SHORT EXERCISE: Pictures do not belong in the copy; quote every entry below exactly.

========

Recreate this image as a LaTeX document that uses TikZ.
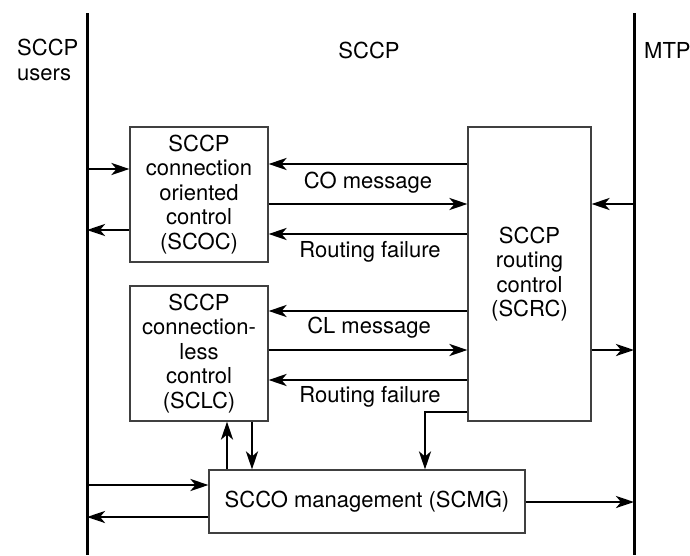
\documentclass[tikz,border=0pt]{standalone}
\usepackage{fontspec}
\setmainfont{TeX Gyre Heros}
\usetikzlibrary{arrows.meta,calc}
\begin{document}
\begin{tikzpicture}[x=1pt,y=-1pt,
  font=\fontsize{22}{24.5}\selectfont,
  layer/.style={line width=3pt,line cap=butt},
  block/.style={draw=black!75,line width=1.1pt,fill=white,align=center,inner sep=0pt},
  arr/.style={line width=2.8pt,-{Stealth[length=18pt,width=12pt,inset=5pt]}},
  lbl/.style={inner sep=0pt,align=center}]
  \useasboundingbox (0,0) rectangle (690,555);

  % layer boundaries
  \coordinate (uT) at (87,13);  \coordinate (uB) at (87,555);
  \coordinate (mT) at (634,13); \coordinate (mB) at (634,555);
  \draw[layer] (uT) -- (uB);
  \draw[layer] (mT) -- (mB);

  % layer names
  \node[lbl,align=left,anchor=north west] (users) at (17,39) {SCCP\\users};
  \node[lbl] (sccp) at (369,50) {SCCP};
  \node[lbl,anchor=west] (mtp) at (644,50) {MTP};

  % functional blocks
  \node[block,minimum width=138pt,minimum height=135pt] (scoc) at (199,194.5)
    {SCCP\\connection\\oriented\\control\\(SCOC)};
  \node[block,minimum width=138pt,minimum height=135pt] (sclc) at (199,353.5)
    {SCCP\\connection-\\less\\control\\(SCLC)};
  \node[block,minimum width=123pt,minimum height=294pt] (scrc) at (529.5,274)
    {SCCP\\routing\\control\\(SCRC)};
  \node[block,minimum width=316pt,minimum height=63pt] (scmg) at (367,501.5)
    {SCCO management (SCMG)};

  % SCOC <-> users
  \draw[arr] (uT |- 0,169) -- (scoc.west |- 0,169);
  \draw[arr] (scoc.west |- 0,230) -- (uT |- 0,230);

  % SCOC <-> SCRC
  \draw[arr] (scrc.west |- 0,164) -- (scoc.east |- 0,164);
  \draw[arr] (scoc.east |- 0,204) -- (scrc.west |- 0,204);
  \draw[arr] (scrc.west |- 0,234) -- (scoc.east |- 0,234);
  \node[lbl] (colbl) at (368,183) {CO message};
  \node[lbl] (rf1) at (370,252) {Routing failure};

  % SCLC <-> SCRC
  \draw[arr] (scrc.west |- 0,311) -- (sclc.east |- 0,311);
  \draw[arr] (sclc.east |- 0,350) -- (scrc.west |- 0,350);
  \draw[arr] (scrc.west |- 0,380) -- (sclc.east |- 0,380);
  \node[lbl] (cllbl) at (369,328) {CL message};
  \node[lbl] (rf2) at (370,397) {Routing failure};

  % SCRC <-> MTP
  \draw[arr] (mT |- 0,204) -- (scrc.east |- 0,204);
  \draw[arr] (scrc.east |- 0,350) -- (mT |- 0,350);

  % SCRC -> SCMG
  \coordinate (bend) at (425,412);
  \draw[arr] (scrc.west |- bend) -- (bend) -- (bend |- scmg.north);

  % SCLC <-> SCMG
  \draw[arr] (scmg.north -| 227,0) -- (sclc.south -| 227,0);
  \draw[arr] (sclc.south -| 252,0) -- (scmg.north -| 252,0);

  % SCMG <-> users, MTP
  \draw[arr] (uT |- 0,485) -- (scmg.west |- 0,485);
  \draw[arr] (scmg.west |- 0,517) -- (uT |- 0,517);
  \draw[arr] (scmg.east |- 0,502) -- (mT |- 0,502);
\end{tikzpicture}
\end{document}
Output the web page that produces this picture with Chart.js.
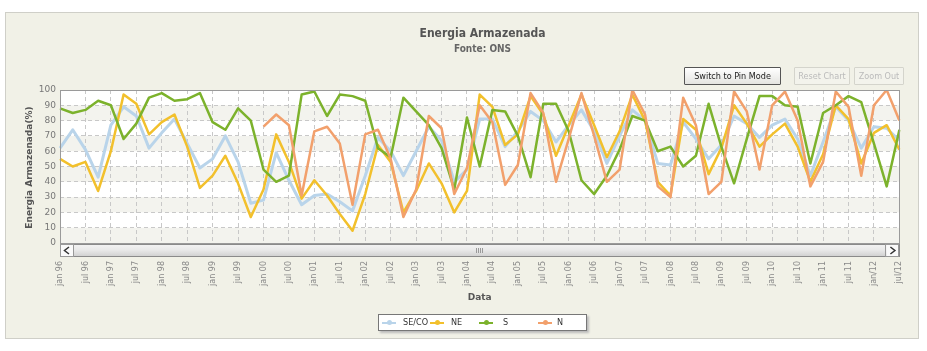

========

TASK SOLUTION:
Recreate this image as a LaTeX document that uses TikZ.
\documentclass[tikz,border=0pt]{standalone}
\usepackage{fontspec}
\setmainfont{TeX Gyre Heros}
\usetikzlibrary{arrows.meta,calc}
\begin{document}
\begin{tikzpicture}[x=1pt,y=-1pt,
  font=\fontsize{22}{24.5}\selectfont,
  layer/.style={line width=3pt,line cap=butt},
  block/.style={draw=black!75,line width=1.1pt,fill=white,align=center,inner sep=0pt},
  arr/.style={line width=2.8pt,-{Stealth[length=18pt,width=12pt,inset=5pt]}},
  lbl/.style={inner sep=0pt,align=center}]
  \useasboundingbox (0,0) rectangle (690,555);

  % layer boundaries
  \coordinate (uT) at (87,13);  \coordinate (uB) at (87,555);
  \coordinate (mT) at (634,13); \coordinate (mB) at (634,555);
  \draw[layer] (uT) -- (uB);
  \draw[layer] (mT) -- (mB);

  % layer names
  \node[lbl,align=left,anchor=north west] (users) at (17,39) {SCCP\\users};
  \node[lbl] (sccp) at (369,50) {SCCP};
  \node[lbl,anchor=west] (mtp) at (644,50) {MTP};

  % functional blocks
  \node[block,minimum width=138pt,minimum height=135pt] (scoc) at (199,194.5)
    {SCCP\\connection\\oriented\\control\\(SCOC)};
  \node[block,minimum width=138pt,minimum height=135pt] (sclc) at (199,353.5)
    {SCCP\\connection-\\less\\control\\(SCLC)};
  \node[block,minimum width=123pt,minimum height=294pt] (scrc) at (529.5,274)
    {SCCP\\routing\\control\\(SCRC)};
  \node[block,minimum width=316pt,minimum height=63pt] (scmg) at (367,501.5)
    {SCCO management (SCMG)};

  % SCOC <-> users
  \draw[arr] (uT |- 0,169) -- (scoc.west |- 0,169);
  \draw[arr] (scoc.west |- 0,230) -- (uT |- 0,230);

  % SCOC <-> SCRC
  \draw[arr] (scrc.west |- 0,164) -- (scoc.east |- 0,164);
  \draw[arr] (scoc.east |- 0,204) -- (scrc.west |- 0,204);
  \draw[arr] (scrc.west |- 0,234) -- (scoc.east |- 0,234);
  \node[lbl] (colbl) at (368,183) {CO message};
  \node[lbl] (rf1) at (370,252) {Routing failure};

  % SCLC <-> SCRC
  \draw[arr] (scrc.west |- 0,311) -- (sclc.east |- 0,311);
  \draw[arr] (sclc.east |- 0,350) -- (scrc.west |- 0,350);
  \draw[arr] (scrc.west |- 0,380) -- (sclc.east |- 0,380);
  \node[lbl] (cllbl) at (369,328) {CL message};
  \node[lbl] (rf2) at (370,397) {Routing failure};

  % SCRC <-> MTP
  \draw[arr] (mT |- 0,204) -- (scrc.east |- 0,204);
  \draw[arr] (scrc.east |- 0,350) -- (mT |- 0,350);

  % SCRC -> SCMG
  \coordinate (bend) at (425,412);
  \draw[arr] (scrc.west |- bend) -- (bend) -- (bend |- scmg.north);

  % SCLC <-> SCMG
  \draw[arr] (scmg.north -| 227,0) -- (sclc.south -| 227,0);
  \draw[arr] (sclc.south -| 252,0) -- (scmg.north -| 252,0);

  % SCMG <-> users, MTP
  \draw[arr] (uT |- 0,485) -- (scmg.west |- 0,485);
  \draw[arr] (scmg.west |- 0,517) -- (uT |- 0,517);
  \draw[arr] (scmg.east |- 0,502) -- (mT |- 0,502);
\end{tikzpicture}
\end{document}
Output the web page that produces this picture with Chart.js.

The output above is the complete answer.